Russia and China, historical allies of Venezuela and prominent critics of U.S. foreign policy, denounced the actions as well.
“We cannot allow the United States to proclaim itself as some kind of a supreme judge, which alone bears the right to invade any country, to label culprits, to hand down and to enforce punishments irrespective of notions of international law, sovereignty and nonintervention,” said Russian ambassador Vassily Nebenzia.
Both countries demanded the release of Maduro and his wife, Cilia Flores, who was also arrested on Saturday, and called for a stop to any further military action in Venezuela.
“Where are the foundations of international peace and security?” Colombia’s U.N. ambassador Zalabata Torres asked at the Monday meeting. “It reminds us of the worst interference in our area, in our zone of peace.”
Trump has also threatened U.S. action in Colombia, as well as Mexico, following the operations in Venezuela, saying Colombia is “run by a sick man who likes making cocaine and selling it to the United States” and that drugs are “pouring” through Mexico.
Venezuelan ambassador Samuel Moncada warned that the impact of U.S. intervention could reach beyond his country.
“If the kidnapping of a head of state and bombing are tolerated or downplayed, the message sent to the world is a devastating one, mainly that the law is optional and force is the true arbiter of international order,” Moncada said.

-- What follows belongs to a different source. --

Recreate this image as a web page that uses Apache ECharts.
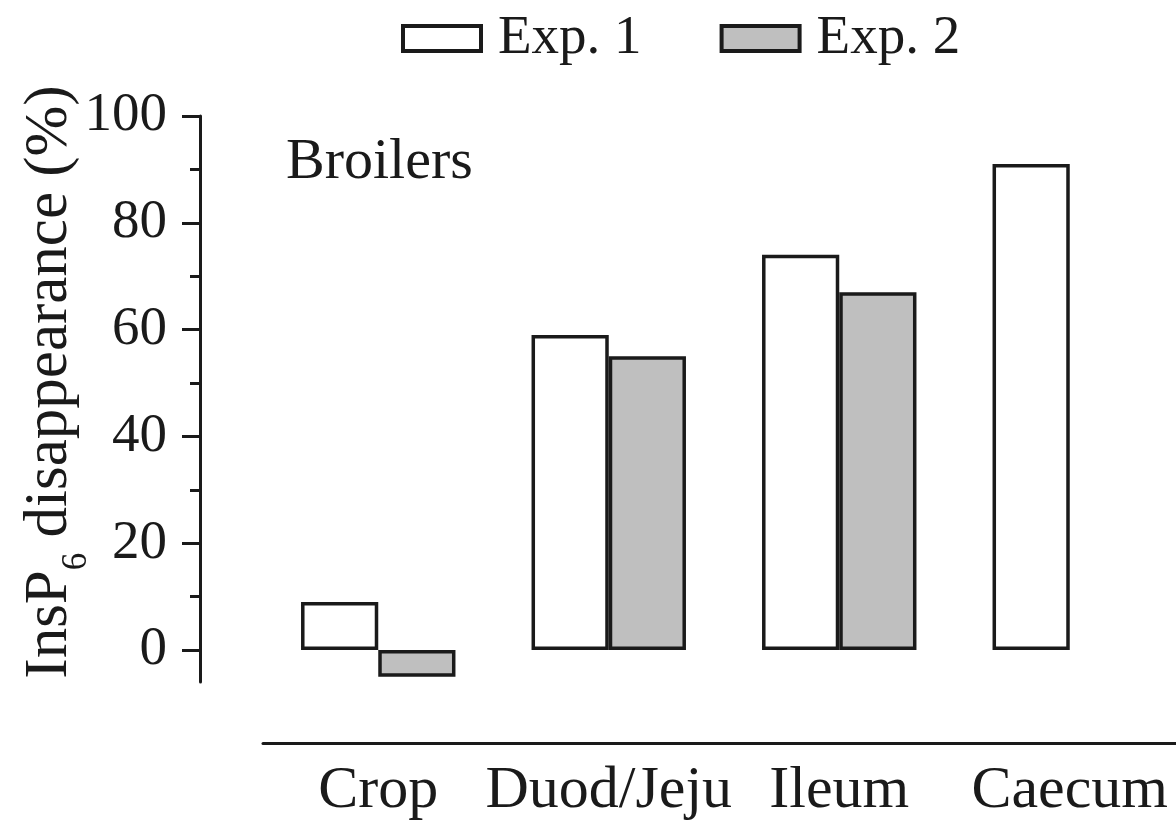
<!DOCTYPE html>
<html>
<head>
<meta charset="utf-8">
<script src="https://cdn.jsdelivr.net/npm/echarts@6/dist/echarts.min.js"></script>
<style>
html,body{margin:0;padding:0;background:#fff;}
#chart{width:1176px;height:823px;}
</style>
</head>
<body>
<div id="chart"></div>
<script>
const categories = ['Crop', 'Duod/Jeju', 'Ileum', 'Caecum'];
const exp1 = [9, 59, 74, 91];
const exp2 = [-5, 55, 67, null];
const majorTicks = [0, 20, 40, 60, 80, 100];
const minorTicks = [10, 30, 50, 70, 90];
const seriesNames = ['Exp. 1', 'Exp. 2'];
const yMin = -6, yMax = 100;

const FONT = '"Liberation Serif", "DejaVu Serif", serif';
const INK = '#1a1a1a';

const chart = echarts.init(document.getElementById('chart'), null, {renderer: 'canvas'});
chart.setOption({
  backgroundColor: '#ffffff',
  animation: false,
  textStyle: {fontFamily: FONT, color: INK},
  title: {
    text: 'Broilers',
    left: 281, top: 129,
    textStyle: {fontFamily: FONT, fontSize: 58, fontWeight: 'normal', color: INK}
  },
  legend: {
    left: 396, top: 6,
    itemWidth: 78, itemHeight: 25,
    itemGap: 78,
    icon: 'rect',
    itemStyle: {borderWidth: 4, borderColor: INK},
    textStyle: {fontFamily: FONT, fontSize: 55, color: INK, padding: [0, 0, 0, 12]},
    data: seriesNames
  },
  grid: {
    left: 263, top: 116, width: 922, height: 566,
    containLabel: false, outerBoundsMode: 'none'
  },
  xAxis: {
    type: 'category',
    data: categories,
    offset: 61,
    axisLine: {onZero: false, lineStyle: {color: INK, width: 3}},
    axisTick: {show: false},
    axisLabel: {fontFamily: FONT, fontSize: 60, color: INK, margin: 18, interval: 0, hideOverlap: false},
    splitLine: {show: false}
  },
  yAxis: [
    {
      type: 'value', position: 'left', offset: 63,
      min: yMin, max: yMax,
      name: 'InsP{s|6} disappearance (%)',
      nameLocation: 'middle', nameGap: 106,
      nameMoveOverlap: false,
      nameTextStyle: {
        fontFamily: FONT, fontSize: 61, color: INK, lineHeight: 88,
        padding: [0, 0, 0, 34],
        rich: {s: {fontFamily: FONT, fontSize: 35, color: INK, verticalAlign: 'bottom', lineHeight: 35}}
      },
      axisLine: {show: true, lineStyle: {color: INK, width: 3}},
      axisTick: {show: true, customValues: majorTicks, length: 18, lineStyle: {color: INK, width: 3}},
      axisLabel: {customValues: majorTicks, fontFamily: FONT, fontSize: 55, color: INK, margin: 33},
      splitLine: {show: false}
    },
    {
      type: 'value', position: 'left', offset: 63,
      min: yMin, max: yMax,
      axisLine: {show: false},
      axisTick: {show: true, customValues: minorTicks, length: 10, lineStyle: {color: INK, width: 3}},
      axisLabel: {show: false},
      splitLine: {show: false}
    }
  ],
  series: [
    {
      name: seriesNames[0], type: 'bar', data: exp1,
      barGap: '0%', barCategoryGap: '33%',
      itemStyle: {color: '#ffffff', borderColor: INK, borderWidth: 3.5}
    },
    {
      name: seriesNames[1], type: 'bar', data: exp2,
      itemStyle: {color: '#bfbfbf', borderColor: INK, borderWidth: 3.5}
    }
  ]
});
</script>
</body>
</html>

Mike Waltz, the U.S. envoy to the U.N., pushed back against the criticism, calling Maduro’s capture a “surgical law enforcement operation.”
“If the United Nations in this body confers legitimacy on an illegitimate narco-terrorist with the same treatment in this charter of a democratically elected president or head of state, what kind of organization is this?” Waltz said.
Read more: How the World Is Reacting to the U.S. Capture of Nicolas Maduro
Along with suggesting potential U.S. intervention in Colombia and Mexico and renewing threats to annex Greenland, Trump also said that “if Iran shoots and violently kills peaceful protesters, which is their custom, the United States of America will come to their rescue.”
Iran requested to speak at the meeting as well as the council members and Venezuela, as did several other Latin American countries, including Argentina, Brazil, Mexico, Chile, Nicaragua, and Cuba, indicating widespread opposition to the U.S. actions in the region.
Monday’s meeting marked the second time the council has convened over the U.S.’s actions against Venezuela since October, when it met to discuss deadly strikes carried out by the U.S. against Venezuelan vessels that the Trump Administration alleged were transporting drugs.
Maduro and Flores were taken to their arraignments in New York as the Security Council met. Both pleaded not guilty to their respective charges.
Also on Monday afternoon, Delcy Rodríguez, who served for years as Venezuela’s vice president during Maduro’s tenure, was sworn in as the country’s interim president.
At the formal swearing-in ceremony Rodríguez, too, condemned what she called the U.S.’s “illegitimate military aggression” in Venezuela.
“I come with sorrow for the suffering inflicted upon the Venezuelan people,” she said, adding, “I come with sorrow for the kidnapping of two heroes.”